Date: Wed, 18 Dec 2002 09:58:41 -0800
From: Leigh Stoller <stoller@flux.utah.edu>
To: mike@cs.utah.edu
Cc: testbed-ops@flux.utah.edu
Subject: Re: PXE and DHCP and TFTP
In-Reply-To: <200212181750.gBIHoqFC008329@bas.flux.utah.edu>
References: <200212181750.gBIHoqFC008329@bas.flux.utah.edu>

> From: Mike Hibler <mike@flux.utah.edu>
> Subject: PXE and DHCP and TFTP
> Date: Wed, 18 Dec 2002 10:50:52 -0700 (MST)
> 
> 1. Have dhcpd send bootp replies in step 1, eliminating the second
>    step.  Not sure this is possible.

No, its not. The client won't go to the proxydhcp. 

> 2. Let regular dhcpd provide the boot file (pxeboot).  I found a way to do
>    this even with dhcpd version 2.  This eliminates proxydhcp.  The downside
>    is that the boot file must be specified in the dhcpd.conf file.  While we
>    could dynamically generate the dhcpd.conf file, we're opening ourselves
>    up to the same headaches we have with mountd, named and anything else
>    that we have to kill/restart.  Or we can hack dhcpd to directly access
>    the DB for its info.  I looked at both V2 and V3 to see if there were
>    any existing hook mechanisms or if there were any obvious places at
>    which to add hooks, but it looks like it will be a PITA.

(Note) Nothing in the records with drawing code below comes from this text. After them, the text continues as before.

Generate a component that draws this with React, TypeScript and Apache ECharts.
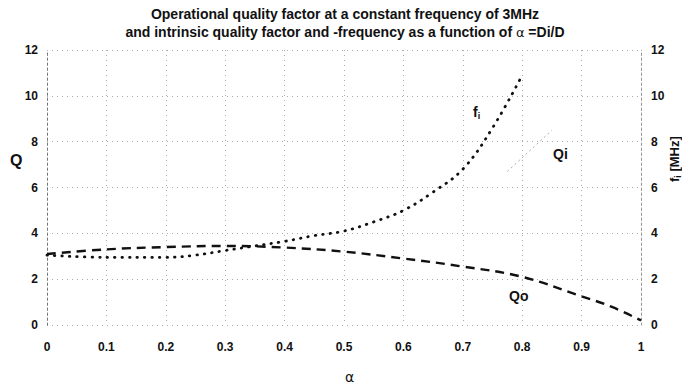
import React, { useEffect, useRef } from "react";
import * as echarts from "echarts";

const alphaTicks = [0, 0.1, 0.2, 0.3, 0.4, 0.5, 0.6, 0.7, 0.8, 0.9, 1];

const qoAlpha = [0, 0.1, 0.2, 0.3, 0.4, 0.5, 0.6, 0.7, 0.8, 0.9, 0.95, 1.0];
const qoValues = [3.1, 3.3, 3.4, 3.45, 3.38, 3.2, 2.9, 2.55, 2.1, 1.25, 0.8, 0.2];

const fiAlpha = [0, 0.1, 0.2, 0.25, 0.3, 0.35, 0.4, 0.45, 0.5, 0.55, 0.6, 0.65, 0.7, 0.75, 0.8];
const fiValues = [3.05, 2.95, 2.95, 3.05, 3.25, 3.45, 3.65, 3.9, 4.1, 4.5, 5.0, 5.8, 6.8, 8.6, 10.9];

const qiAlpha = [0.775, 0.85];
const qiValues = [6.7, 8.5];

const FONT = "'Liberation Sans Narrow', 'Arial Narrow', 'Liberation Sans', Arial, sans-serif";

export default function App() {
  const ref = useRef<HTMLDivElement>(null);
  useEffect(() => {
    document.body.style.margin = "0";
    const chart = echarts.init(ref.current!, null, { renderer: "svg" });
    const zip = (xs: number[], ys: number[]) => xs.map((x, i) => [x, ys[i]]);
    const axisLabel = { color: "#111", fontFamily: FONT, fontWeight: "bold", fontSize: 12 };
    const gridLine = { show: true, lineStyle: { color: "#aaa", type: [1, 4] as any, width: 1 } };
    chart.setOption({
      animation: false,
      backgroundColor: "#fff",
      title: {
        text: "Operational quality factor at a constant frequency of 3MHz\nand intrinsic quality factor and -frequency as a function of {a|α} =Di/D",
        left: 340,
        textAlign: "center",
        top: 0,
        textStyle: {
          fontFamily: FONT,
          fontWeight: "bold",
          fontSize: 14,
          lineHeight: 18,
          color: "#111",
          rich: { a: { fontFamily: "'DejaVu Sans', sans-serif", fontSize: 13, fontWeight: "normal", color: "#111" } },
        },
      },
      grid: { left: 47, right: 41, top: 50, bottom: 63 },
      xAxis: {
        type: "value",
        min: 0,
        max: 1,
        interval: 0.1,
        axisLine: { show: false },
        axisTick: { show: false },
        axisLabel: { ...axisLabel, margin: 16 },
        splitLine: gridLine,
      },
      yAxis: [
        {
          type: "value",
          min: 0,
          max: 12,
          interval: 2,
          axisLine: { show: true, lineStyle: { color: "#777", type: [2, 3] as any, width: 1 } },
          axisTick: { show: false },
          axisLabel: { ...axisLabel, margin: 9 },
          splitLine: gridLine,
        },
        {
          type: "value",
          min: 0,
          max: 12,
          interval: 2,
          position: "right",
          axisLine: { show: true, lineStyle: { color: "#999", type: [2, 3] as any, width: 1 } },
          axisTick: { show: false },
          axisLabel: { ...axisLabel, margin: 10 },
          splitLine: { show: false },
        },
      ],
      graphic: [
        { type: "text", left: 10, top: 152, style: { text: "Q", font: `bold 16px ${FONT}`, fill: "#111" } },
        {
          type: "text",
          x: 667,
          y: 182,
          rotation: Math.PI / 2,
          style: {
            text: "{f|f}{s|i}{f| [MHz]}",
            fill: "#111",
            rich: {
              f: { fontFamily: FONT, fontWeight: "bold", fontSize: 13, fill: "#111" },
              s: { fontFamily: FONT, fontWeight: "bold", fontSize: 9, fill: "#111", padding: [6, 0, 0, 0] },
            },
          },
        },
        { type: "text", left: 345, top: 370, style: { text: "α", font: `14px 'DejaVu Sans', sans-serif`, fill: "#111" } },
        {
          type: "text",
          left: 473,
          top: 105,
          style: {
            text: "{f|f}{s|i}",
            rich: {
              f: { fontFamily: FONT, fontWeight: "bold", fontSize: 14, fill: "#111" },
              s: { fontFamily: FONT, fontWeight: "bold", fontSize: 9, fill: "#111", padding: [8, 0, 0, 0] },
            },
          },
        },
        { type: "text", left: 553, top: 147, style: { text: "Qi", font: `bold 14px ${FONT}`, fill: "#111" } },
        { type: "text", left: 509, top: 289, style: { text: "Qo", font: `bold 14px ${FONT}`, fill: "#111" } },
      ],
      series: [
        {
          type: "line",
          name: "Qo",
          data: zip(qoAlpha, qoValues),
          smooth: 0.4,
          symbol: "none",
          lineStyle: { color: "#111", width: 2.4, type: [9, 6] as any },
        },
        {
          type: "line",
          name: "fi",
          data: zip(fiAlpha, fiValues),
          smooth: 0.4,
          symbol: "none",
          lineStyle: { color: "#111", width: 2.8, type: [0.5, 7] as any, cap: "round" },
        },
        {
          type: "line",
          name: "Qi",
          data: zip(qiAlpha, qiValues),
          symbol: "none",
          lineStyle: { color: "#aaa", width: 1, type: [2, 3] as any },
        },
      ],
    });
    return () => chart.dispose();
  }, []);
  return <div ref={ref} style={{ position: "absolute", left: 0, top: 0, width: 682, height: 388 }} />;
}
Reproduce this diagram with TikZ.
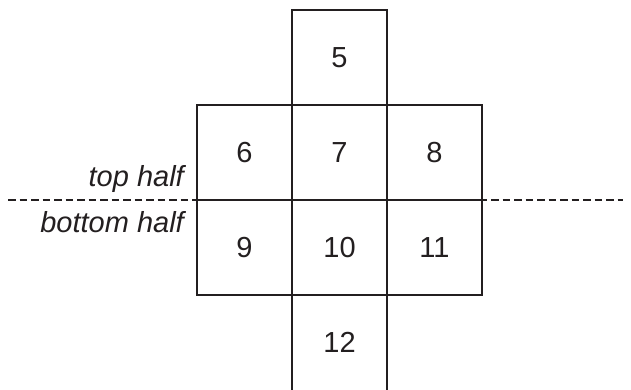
\documentclass[tikz,border=0pt]{standalone}
\usepackage{fontspec}
\setmainfont{Liberation Sans}
\usetikzlibrary{positioning}
\definecolor{Ink}{HTML}{231F20}

\begin{document}
\begin{tikzpicture}[x=1pt,y=1pt,
      cell/.style={draw=Ink,line width=2.6pt,minimum width=95pt,minimum height=95pt,
        inner sep=0pt,outer sep=0pt,text=Ink,font=\fontsize{29}{34}\selectfont},
      halfline/.style={draw=Ink,line width=1.2pt,dash pattern=on 7.5pt off 4pt},
      tag/.style={anchor=base east,inner sep=0pt,text=Ink,font=\fontsize{29}{34}\selectfont\itshape}
    ]
      \useasboundingbox (0,0) rectangle (631,390);
      \coordinate (cutL) at (8,190);
      \coordinate (cutR) at (623,190);
      \draw[halfline] (cutL) -- (cutR);
      \node[cell] (c7) at (339.5,237.5) {7};
      \node[cell,above=0pt of c7] (c5) {5};
      \node[cell,left=0pt of c7] (c6) {6};
      \node[cell,right=0pt of c7] (c8) {8};
      \node[cell,below=0pt of c7] (c10) {10};
      \node[cell,left=0pt of c10] (c9) {9};
      \node[cell,right=0pt of c10] (c11) {11};
      \node[cell,draw=none,below=0pt of c10] (c12) {12};
      \draw[Ink,line width=2.6pt] (c12.south west) -- (c12.north west)
        (c12.north east) -- (c12.south east);
      \node[tag] (top) at (184,203) {top half};
      \node[tag] (bottom) at (184,157) {bottom half};
    \end{tikzpicture}
\end{document}
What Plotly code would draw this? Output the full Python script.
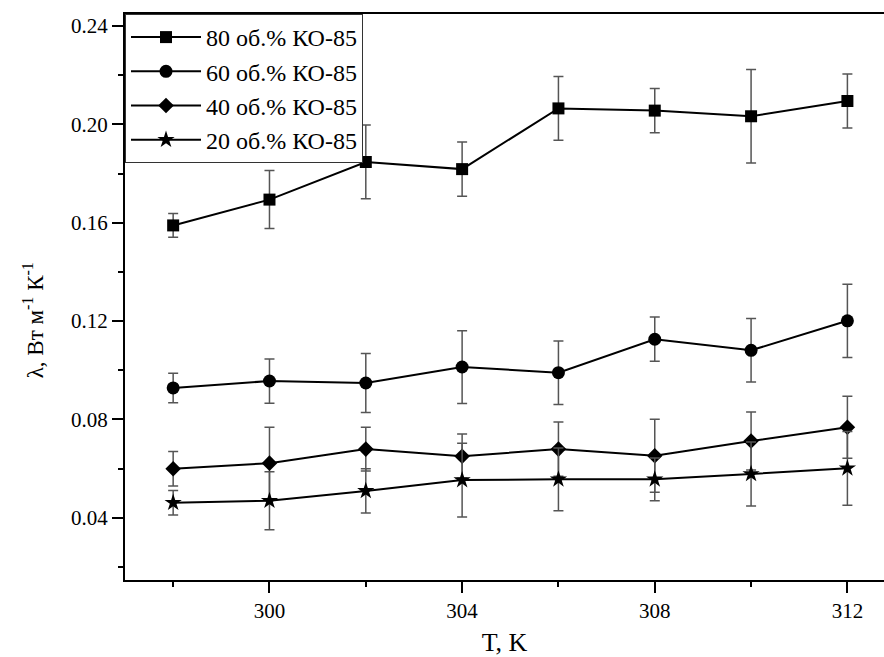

We could hardwire the path if the bsd based pxeboot you put together could
handle everything after that. That is, we run the same pxeboot all the
time, and have it contact bootinfo to see if it should run the frisbee MFS,
or the freebsd MFS, or whatever, and then hand off to that. That gives us
lots of control over timeouts and retries.

Don't know if thats possible though. It would require that pxeboot be able
to load and run another pxeboot (say, the one in the frisbee directory).